Locals have planted almost 50,000 trees, including apricot, almond and willow saplings. In total around 190ha hectares of land are in the process of being rehabilitated and 150ha of rangeland are receiving special protection. This is reducing soil erosion, helping the earth conserve moisture and supporting local biodiversity.
“Many hectares of our slope lands are planted with thousands of fruit trees,” said resident Sayed Mohammad. “These lands used to be grazed by people’s livestock in the past, but after this project, they are conserved by people and are not used for grazing.”
Crucially, residents have planted trees not only on the valley floor but also on steep slopes and upland areas where landslide risks are greater. “The question is not simply one of planting trees, but rather of which tree species, where they are planted and for what purpose,” said Partow.

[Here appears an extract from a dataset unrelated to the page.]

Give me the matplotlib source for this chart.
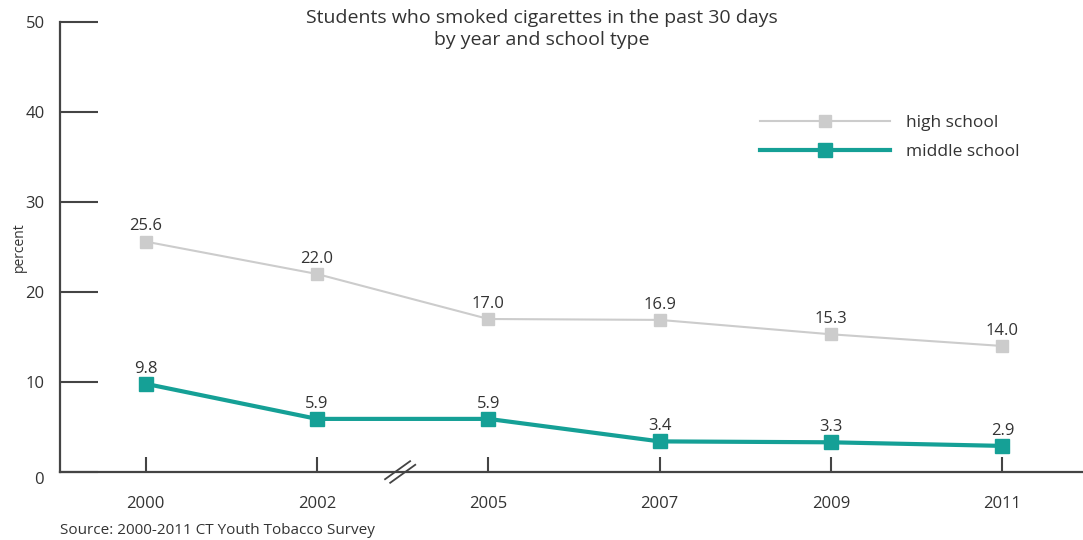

The trees and their produce have provided a source of income for local residents. Meanwhile, to help prevent community members from chopping down trees and depleting rangelands for firewood, crews installed 125 solar water heaters in disadvantaged homes, providing hot water for bathing, washing and cleaning.
“In conflict zones, like northern Afghanistan, ecosystem restoration must go hand-in-hand with efforts to provide livelihoods for community members,” said Melad from the Agha Khan Foundation. “We need to break the cycle where residents are forced to overexploit the region’s natural resources just to survive.”
That’s a vision that many in Deh-shahr share.
“After the project started in our village, people have committed to not cut trees and bushes in the village,” said resident Malik Aman Hassani.
Now, people from neighbouring villages are visiting Deh-shahr to learn from its experience and reproducing similar restoration actions in their own areas, according to the Agha Khan Foundation.